§ **SUPPLIED MATERIAL**
● ● ● ● ● ● ●
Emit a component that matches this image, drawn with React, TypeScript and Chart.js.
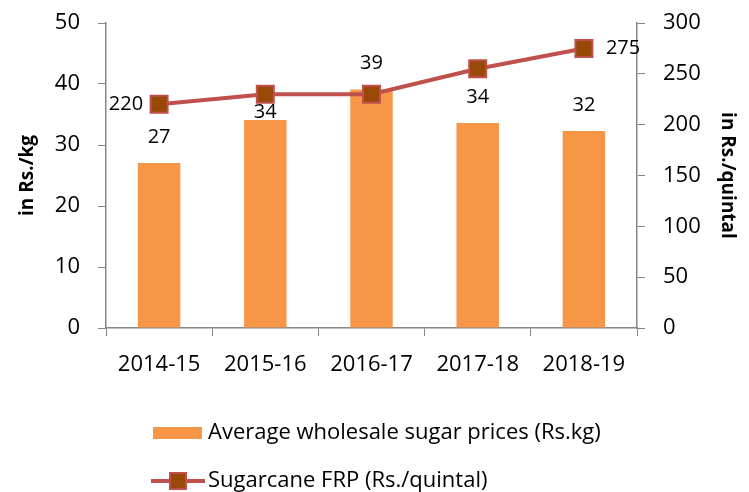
import React, { useEffect, useRef } from "react";
import { Chart, registerables } from "chart.js";

Chart.register(...registerables);

const categories = ["2014-15", "2015-16", "2016-17", "2017-18", "2018-19"];
const sugarPrices = [27.05, 34.1, 39.1, 33.6, 32.3];
const frpValues = [220, 230, 230, 255, 275];
const leftAxis = { min: 0, max: 50, step: 10 };
const rightAxis = { min: 0, max: 300, step: 50 };
const sugarLabel = "Average wholesale sugar prices (Rs.kg)";
const frpLabel = "Sugarcane FRP (Rs./quintal)";
const leftTitle = "in Rs./kg";
const rightTitle = "in Rs./quintal";

const FONT = "'Open Sans', 'DejaVu Sans', sans-serif";
const BAR_COLOR = "#F79646";
const LINE_COLOR = "#C0504D";
const MARKER_COLOR = "#984807";
const AXIS_COLOR = "#868686";

const labelPlugin = {
  id: "valueLabels",
  afterDatasetsDraw(chart: any) {
    const ctx = chart.ctx;
    ctx.save();
    ctx.fillStyle = "#000";
    ctx.font = `20px ${FONT}`;
    ctx.textBaseline = "middle";
    const barMeta = chart.getDatasetMeta(1);
    barMeta.data.forEach((el: any, i: number) => {
      const v = Math.round(sugarPrices[i]);
      const gap = i === 1 ? 8 : 26;
      ctx.textAlign = "center";
      ctx.fillText(String(v), el.x, el.y - gap);
    });
    const lineMeta = chart.getDatasetMeta(0);
    const n = frpValues.length;
    [0, n - 1].forEach((i) => {
      const el = lineMeta.data[i];
      if (i === 0) {
        ctx.textAlign = "right";
        ctx.fillText(String(frpValues[i]), el.x - 16, el.y);
      } else {
        ctx.textAlign = "left";
        ctx.fillText(String(frpValues[i]), el.x + 22, el.y);
      }
    });
    ctx.restore();
  },
};

const legendPlugin = {
  id: "customLegend",
  afterDraw(chart: any) {
    const ctx = chart.ctx;
    ctx.save();
    ctx.font = `22px ${FONT}`;
    ctx.textAlign = "left";
    ctx.textBaseline = "middle";
    ctx.fillStyle = BAR_COLOR;
    ctx.fillRect(153, 427, 49, 12);
    ctx.fillStyle = "#000";
    ctx.fillText(chart.data.datasets[1].label, 208, 433);
    ctx.strokeStyle = LINE_COLOR;
    ctx.lineWidth = 4;
    ctx.beginPath();
    ctx.moveTo(151, 481);
    ctx.lineTo(205, 481);
    ctx.stroke();
    ctx.fillStyle = MARKER_COLOR;
    ctx.fillRect(170, 473, 16, 16);
    ctx.lineWidth = 2;
    ctx.strokeRect(170, 473, 16, 16);
    ctx.fillStyle = "#000";
    ctx.fillText(chart.data.datasets[0].label, 208, 481);
    ctx.restore();
  },
};

const fitVertical = (w: number) => (s: any) => {
  s.width = w;
  s.paddingTop = 0;
  s.paddingBottom = 0;
};

export default function App() {
  const canvasRef = useRef<HTMLCanvasElement | null>(null);

  useEffect(() => {
    if (!canvasRef.current) return;
    const chart = new Chart(canvasRef.current, {
      type: "bar",
      data: {
        labels: categories,
        datasets: [
          {
            type: "line",
            label: frpLabel,
            data: frpValues,
            yAxisID: "y1",
            borderColor: LINE_COLOR,
            borderWidth: 4,
            backgroundColor: MARKER_COLOR,
            pointStyle: "rect",
            pointRadius: 12,
            pointBorderWidth: 2,
            pointBorderColor: LINE_COLOR,
            pointBackgroundColor: MARKER_COLOR,
            tension: 0,
            order: 0,
          } as any,
          {
            type: "bar",
            label: sugarLabel,
            data: sugarPrices,
            yAxisID: "y",
            backgroundColor: BAR_COLOR,
            borderWidth: 0,
            categoryPercentage: 1,
            barPercentage: 0.4,
            order: 1,
          },
        ],
      },
      options: {
        responsive: false,
        animation: false,
        layout: { padding: { top: 23, left: 0, right: 0, bottom: 0 } },
        plugins: {
          legend: { display: false },
          tooltip: { enabled: false },
        },
        scales: {
          x: {
            offset: true,
            grid: {
              offset: true,
              drawOnChartArea: false,
              drawTicks: true,
              tickLength: 8,
              color: AXIS_COLOR,
            },
            border: { color: AXIS_COLOR, width: 1.5 },
            ticks: {
              color: "#000",
              font: { family: FONT, size: 22 },
              padding: 16,
              maxRotation: 0,
            },
            afterFit: (s: any) => {
              s.height = 164;
              s.paddingLeft = 0;
              s.paddingRight = 0;
            },
          },
          y: {
            position: "left",
            min: leftAxis.min,
            max: leftAxis.max,
            grid: {
              drawOnChartArea: false,
              tickLength: 8,
              color: AXIS_COLOR,
            },
            border: { color: AXIS_COLOR, width: 1.5 },
            ticks: {
              stepSize: leftAxis.step,
              color: "#000",
              font: { family: FONT, size: 22 },
              padding: 18,
            },
            title: {
              display: true,
              text: leftTitle,
              color: "#000",
              font: { family: FONT, size: 19, weight: "bold" },
              padding: { top: 16, bottom: 0 },
            },
            afterFit: fitVertical(106),
          },
          y1: {
            position: "right",
            min: rightAxis.min,
            max: rightAxis.max,
            grid: {
              drawOnChartArea: false,
              tickLength: 8,
              color: AXIS_COLOR,
            },
            border: { color: AXIS_COLOR, width: 1.5 },
            ticks: {
              stepSize: rightAxis.step,
              color: "#000",
              font: { family: FONT, size: 22 },
              padding: 18,
            },
            title: {
              display: true,
              text: rightTitle,
              color: "#000",
              font: { family: FONT, size: 19, weight: "bold" },
              padding: { top: 10, bottom: 0 },
            },
            afterFit: fitVertical(112),
          },
        },
      },
      plugins: [labelPlugin, legendPlugin],
    });
    return () => chart.destroy();
  }, []);

  return (
    <div style={{ position: "absolute", left: 0, top: 0, width: 749, height: 492, background: "#fff" }}>
      <canvas ref={canvasRef} width={749} height={492} />
    </div>
  );
}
● ● ● ● ● ● ●
§ **WHAT TO PRODUCE**
Copy each line above that contains the word "React".

§ **ANSWER IN FULL**
Emit a component that matches this image, drawn with React, TypeScript and Chart.js.
import React, { useEffect, useRef } from "react";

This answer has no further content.